One of the advocates, Chekera, is a holder of a Master’s Degree in International Law and is also a practitioner in international criminal law. He has worked at The Hague as one of the lawyers defending former Liberian president Charles Taylor and is currently one of the defence lawyers at the International Criminal Court while Mpofu is an advocate of the High Court and Supreme Court of Zimbabwe and also an arbitrator. He worked for the International Tribunal in Rwanda.
Mbanga is an experienced football administrator having been chairman of Black Aces Football Club.
Zifa banned 15 players and officials for life after they were found guilty of allegedly accepting bribes from Asian betting syndicates to throw away matches between 2007 and 2009. This followed an investigation by the retired Supreme Court judge Ahmed Ebrahim-led Independent Ethics Committee.
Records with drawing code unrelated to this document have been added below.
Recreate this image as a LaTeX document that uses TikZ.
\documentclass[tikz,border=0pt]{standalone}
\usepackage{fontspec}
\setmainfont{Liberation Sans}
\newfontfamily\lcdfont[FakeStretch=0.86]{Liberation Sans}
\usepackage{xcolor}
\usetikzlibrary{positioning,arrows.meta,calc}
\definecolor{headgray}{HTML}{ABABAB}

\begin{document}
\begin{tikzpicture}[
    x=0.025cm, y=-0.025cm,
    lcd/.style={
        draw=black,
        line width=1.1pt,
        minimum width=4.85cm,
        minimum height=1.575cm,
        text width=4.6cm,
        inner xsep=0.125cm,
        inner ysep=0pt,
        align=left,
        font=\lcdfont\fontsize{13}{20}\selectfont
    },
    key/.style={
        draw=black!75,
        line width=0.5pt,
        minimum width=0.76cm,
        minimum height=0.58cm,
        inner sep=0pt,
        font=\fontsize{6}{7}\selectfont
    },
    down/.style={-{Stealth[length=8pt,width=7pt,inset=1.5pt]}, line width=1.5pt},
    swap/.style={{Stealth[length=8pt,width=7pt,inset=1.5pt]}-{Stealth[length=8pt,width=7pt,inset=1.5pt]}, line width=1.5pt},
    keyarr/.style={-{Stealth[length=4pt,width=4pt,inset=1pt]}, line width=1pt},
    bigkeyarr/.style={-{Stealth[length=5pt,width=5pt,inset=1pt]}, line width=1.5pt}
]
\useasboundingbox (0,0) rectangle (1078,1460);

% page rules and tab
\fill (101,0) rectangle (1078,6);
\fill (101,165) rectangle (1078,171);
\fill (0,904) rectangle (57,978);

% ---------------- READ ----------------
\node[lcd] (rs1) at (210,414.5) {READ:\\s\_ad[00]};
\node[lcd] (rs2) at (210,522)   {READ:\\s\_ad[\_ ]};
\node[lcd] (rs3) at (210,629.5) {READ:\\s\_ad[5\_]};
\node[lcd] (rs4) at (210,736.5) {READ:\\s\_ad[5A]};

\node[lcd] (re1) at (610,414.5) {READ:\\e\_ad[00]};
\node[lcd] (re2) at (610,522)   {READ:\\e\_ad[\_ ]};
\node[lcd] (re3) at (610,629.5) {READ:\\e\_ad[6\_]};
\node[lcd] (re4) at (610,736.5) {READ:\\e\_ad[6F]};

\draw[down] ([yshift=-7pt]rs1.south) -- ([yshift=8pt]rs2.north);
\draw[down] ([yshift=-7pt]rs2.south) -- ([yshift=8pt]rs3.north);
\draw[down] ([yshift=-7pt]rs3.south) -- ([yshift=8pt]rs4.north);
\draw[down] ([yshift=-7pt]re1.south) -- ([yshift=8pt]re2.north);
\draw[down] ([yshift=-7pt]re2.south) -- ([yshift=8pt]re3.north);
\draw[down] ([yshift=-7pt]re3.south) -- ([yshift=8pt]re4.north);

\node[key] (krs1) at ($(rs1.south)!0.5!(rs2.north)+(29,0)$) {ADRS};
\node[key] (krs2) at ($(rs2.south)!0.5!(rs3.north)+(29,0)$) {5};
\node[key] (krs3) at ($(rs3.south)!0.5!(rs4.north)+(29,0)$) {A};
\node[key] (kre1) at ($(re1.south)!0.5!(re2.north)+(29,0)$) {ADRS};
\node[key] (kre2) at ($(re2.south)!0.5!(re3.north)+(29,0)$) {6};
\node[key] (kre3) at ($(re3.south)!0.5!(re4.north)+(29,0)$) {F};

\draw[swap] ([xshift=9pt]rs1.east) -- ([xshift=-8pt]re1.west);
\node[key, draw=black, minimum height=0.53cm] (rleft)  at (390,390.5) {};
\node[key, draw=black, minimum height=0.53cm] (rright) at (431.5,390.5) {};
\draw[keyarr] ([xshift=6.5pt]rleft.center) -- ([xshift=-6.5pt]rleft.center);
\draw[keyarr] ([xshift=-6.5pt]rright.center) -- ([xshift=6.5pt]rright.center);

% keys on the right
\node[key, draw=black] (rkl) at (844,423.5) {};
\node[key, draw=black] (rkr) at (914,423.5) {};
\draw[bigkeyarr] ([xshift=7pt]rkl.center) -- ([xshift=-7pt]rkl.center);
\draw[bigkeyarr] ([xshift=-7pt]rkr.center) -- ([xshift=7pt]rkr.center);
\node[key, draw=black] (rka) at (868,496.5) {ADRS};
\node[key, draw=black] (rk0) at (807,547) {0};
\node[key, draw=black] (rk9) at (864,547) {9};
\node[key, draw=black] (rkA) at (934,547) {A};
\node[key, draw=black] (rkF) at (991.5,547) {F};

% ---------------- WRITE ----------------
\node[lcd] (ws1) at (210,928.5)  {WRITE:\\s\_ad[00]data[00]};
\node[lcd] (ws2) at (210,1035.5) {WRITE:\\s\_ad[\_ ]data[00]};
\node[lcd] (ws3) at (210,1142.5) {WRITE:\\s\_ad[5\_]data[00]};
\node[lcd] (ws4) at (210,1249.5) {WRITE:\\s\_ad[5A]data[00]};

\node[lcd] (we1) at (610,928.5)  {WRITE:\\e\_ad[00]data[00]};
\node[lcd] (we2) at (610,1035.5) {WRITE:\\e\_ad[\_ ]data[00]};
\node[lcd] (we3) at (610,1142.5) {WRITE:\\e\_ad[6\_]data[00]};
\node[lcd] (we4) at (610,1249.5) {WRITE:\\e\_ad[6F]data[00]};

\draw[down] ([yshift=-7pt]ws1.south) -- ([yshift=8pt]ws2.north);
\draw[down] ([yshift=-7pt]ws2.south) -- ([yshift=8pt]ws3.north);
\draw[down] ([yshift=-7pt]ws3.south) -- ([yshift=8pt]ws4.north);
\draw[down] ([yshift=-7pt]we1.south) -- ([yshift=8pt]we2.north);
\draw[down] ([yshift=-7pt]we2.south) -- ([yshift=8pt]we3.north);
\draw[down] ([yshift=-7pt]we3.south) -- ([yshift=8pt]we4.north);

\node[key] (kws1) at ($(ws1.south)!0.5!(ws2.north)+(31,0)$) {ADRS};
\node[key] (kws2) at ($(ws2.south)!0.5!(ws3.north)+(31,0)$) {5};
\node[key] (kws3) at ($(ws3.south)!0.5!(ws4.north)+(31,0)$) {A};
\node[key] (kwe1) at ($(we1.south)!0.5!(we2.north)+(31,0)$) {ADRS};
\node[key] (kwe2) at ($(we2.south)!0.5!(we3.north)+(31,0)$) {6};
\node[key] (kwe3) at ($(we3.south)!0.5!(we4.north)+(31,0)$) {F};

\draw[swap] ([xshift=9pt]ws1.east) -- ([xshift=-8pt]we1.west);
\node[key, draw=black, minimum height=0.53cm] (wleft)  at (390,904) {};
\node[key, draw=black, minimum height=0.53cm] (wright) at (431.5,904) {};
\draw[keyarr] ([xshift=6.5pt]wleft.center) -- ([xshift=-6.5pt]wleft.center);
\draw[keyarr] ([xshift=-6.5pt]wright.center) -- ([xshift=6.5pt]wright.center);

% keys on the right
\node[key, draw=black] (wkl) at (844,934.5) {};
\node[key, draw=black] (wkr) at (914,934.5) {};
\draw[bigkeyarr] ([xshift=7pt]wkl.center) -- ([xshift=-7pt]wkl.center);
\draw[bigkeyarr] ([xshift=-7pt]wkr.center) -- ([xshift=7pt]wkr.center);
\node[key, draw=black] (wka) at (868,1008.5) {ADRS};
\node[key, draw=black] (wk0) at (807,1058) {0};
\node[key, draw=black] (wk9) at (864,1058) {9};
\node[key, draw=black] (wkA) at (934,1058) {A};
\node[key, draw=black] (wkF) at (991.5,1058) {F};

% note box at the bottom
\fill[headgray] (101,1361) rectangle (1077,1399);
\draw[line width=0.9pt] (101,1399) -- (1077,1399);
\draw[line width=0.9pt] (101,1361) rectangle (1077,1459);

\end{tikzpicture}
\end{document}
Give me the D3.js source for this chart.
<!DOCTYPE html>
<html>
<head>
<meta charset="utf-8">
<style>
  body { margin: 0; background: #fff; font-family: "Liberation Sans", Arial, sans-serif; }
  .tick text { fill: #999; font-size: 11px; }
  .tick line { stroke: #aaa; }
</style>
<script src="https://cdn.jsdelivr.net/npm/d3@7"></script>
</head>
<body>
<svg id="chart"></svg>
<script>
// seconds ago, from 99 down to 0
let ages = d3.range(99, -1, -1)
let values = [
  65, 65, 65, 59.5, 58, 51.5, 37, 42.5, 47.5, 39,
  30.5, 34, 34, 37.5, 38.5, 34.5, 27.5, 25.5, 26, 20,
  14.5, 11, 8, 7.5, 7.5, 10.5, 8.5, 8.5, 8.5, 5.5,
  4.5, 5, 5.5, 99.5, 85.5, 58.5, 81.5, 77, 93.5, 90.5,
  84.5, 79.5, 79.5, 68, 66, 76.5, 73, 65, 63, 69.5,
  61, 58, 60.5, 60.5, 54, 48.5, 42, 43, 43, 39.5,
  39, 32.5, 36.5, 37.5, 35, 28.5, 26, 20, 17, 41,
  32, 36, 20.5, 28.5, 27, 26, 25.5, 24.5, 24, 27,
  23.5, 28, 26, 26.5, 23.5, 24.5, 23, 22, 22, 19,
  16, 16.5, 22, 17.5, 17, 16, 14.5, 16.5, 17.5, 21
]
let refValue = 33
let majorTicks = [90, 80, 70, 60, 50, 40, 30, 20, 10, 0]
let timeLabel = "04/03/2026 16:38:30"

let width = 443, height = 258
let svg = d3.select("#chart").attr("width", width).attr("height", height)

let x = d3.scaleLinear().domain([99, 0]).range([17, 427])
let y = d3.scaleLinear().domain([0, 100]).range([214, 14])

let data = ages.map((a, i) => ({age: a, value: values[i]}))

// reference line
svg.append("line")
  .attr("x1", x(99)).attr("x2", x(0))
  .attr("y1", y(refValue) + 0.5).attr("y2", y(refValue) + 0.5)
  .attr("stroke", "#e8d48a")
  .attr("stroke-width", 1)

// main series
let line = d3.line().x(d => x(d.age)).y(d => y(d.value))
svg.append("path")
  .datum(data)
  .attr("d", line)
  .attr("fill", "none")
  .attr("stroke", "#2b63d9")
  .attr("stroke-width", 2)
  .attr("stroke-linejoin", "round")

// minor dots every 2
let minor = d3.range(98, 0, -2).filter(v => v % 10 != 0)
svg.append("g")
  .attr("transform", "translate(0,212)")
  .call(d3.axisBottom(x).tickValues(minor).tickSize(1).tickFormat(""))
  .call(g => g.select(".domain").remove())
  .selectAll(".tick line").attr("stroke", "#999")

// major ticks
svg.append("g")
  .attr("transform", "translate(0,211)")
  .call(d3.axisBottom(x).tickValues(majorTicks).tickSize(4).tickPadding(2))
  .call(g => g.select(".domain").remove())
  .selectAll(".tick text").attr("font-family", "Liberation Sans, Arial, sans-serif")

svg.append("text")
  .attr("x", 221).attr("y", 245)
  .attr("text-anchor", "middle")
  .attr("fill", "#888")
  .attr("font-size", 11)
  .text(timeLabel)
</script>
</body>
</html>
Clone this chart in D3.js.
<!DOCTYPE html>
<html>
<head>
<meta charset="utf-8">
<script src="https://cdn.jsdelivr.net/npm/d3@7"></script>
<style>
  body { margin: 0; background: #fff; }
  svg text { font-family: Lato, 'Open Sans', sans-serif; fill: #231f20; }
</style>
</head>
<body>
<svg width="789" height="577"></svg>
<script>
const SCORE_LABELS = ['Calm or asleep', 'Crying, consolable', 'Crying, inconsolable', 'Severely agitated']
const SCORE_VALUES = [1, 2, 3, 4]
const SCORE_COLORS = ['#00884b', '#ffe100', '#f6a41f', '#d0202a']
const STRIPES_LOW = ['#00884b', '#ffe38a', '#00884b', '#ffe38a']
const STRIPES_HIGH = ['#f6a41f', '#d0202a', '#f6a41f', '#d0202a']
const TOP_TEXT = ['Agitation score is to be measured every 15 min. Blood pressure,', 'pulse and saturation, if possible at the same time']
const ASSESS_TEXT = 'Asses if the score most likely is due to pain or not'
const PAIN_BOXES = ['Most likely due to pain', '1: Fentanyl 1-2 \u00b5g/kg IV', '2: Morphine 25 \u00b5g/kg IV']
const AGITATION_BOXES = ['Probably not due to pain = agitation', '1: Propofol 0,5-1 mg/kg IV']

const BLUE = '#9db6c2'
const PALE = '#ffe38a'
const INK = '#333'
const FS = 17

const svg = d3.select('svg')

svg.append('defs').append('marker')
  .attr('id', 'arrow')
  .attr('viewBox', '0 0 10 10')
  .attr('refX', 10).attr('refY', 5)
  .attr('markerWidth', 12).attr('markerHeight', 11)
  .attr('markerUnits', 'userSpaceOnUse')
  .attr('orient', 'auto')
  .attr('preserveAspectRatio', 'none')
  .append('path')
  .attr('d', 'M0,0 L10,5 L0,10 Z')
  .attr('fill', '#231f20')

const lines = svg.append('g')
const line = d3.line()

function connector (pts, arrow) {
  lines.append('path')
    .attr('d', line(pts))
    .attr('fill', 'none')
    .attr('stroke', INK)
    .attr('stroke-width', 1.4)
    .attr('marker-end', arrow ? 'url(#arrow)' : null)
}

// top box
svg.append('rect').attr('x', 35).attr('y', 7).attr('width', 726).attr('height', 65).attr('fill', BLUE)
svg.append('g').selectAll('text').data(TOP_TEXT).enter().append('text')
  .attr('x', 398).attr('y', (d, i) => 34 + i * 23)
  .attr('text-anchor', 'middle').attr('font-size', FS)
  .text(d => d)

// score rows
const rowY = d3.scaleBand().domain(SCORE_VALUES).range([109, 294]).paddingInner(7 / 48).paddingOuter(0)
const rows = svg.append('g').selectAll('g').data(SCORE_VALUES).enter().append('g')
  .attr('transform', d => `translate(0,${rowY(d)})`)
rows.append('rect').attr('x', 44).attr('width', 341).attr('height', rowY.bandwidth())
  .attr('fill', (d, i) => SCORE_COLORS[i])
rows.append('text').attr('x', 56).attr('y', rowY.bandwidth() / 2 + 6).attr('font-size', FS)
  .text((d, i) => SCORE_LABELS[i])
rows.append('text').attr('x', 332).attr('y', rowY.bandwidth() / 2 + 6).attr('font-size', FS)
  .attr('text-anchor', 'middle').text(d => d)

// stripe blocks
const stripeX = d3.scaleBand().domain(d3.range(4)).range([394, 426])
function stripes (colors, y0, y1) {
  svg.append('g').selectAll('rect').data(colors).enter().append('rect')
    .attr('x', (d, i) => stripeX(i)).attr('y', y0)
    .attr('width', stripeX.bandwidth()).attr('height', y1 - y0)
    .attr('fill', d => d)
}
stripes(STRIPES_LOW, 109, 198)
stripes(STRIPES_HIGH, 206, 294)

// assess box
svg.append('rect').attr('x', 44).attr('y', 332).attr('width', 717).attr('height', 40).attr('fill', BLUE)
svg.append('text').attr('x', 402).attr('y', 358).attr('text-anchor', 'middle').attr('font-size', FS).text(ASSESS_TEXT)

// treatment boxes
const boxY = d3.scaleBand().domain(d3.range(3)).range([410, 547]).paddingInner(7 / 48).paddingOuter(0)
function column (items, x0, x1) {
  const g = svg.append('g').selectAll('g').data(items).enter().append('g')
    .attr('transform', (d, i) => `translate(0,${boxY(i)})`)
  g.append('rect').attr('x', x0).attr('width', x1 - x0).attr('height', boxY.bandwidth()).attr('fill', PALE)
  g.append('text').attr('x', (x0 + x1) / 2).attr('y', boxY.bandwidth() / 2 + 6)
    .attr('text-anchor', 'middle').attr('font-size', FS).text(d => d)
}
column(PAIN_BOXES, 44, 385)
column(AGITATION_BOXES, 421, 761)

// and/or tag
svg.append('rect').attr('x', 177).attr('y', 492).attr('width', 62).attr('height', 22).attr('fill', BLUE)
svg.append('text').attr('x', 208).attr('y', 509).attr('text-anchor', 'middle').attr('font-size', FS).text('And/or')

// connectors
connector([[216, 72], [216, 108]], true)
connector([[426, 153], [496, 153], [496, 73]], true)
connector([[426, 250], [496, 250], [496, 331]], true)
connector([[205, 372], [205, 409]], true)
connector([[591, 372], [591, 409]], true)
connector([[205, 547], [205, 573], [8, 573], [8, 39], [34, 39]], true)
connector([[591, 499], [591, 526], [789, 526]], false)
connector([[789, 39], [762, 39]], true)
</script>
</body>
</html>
Some of those banned, including former Warriors skipper Method Mwanjali, defender Thomas Sweswe, former Warriors coach Sunday Chidzambwa and player agent Kudzi Shaba, have said they would appeal against the bans.
Only last week, Zifa banned four more officials — Zenzo Moyo, Clayton Munemo, Taurai Mangwiro and Bhekitemba Ndlovu — for 10 years following the scandal that has already tainted the football landscape.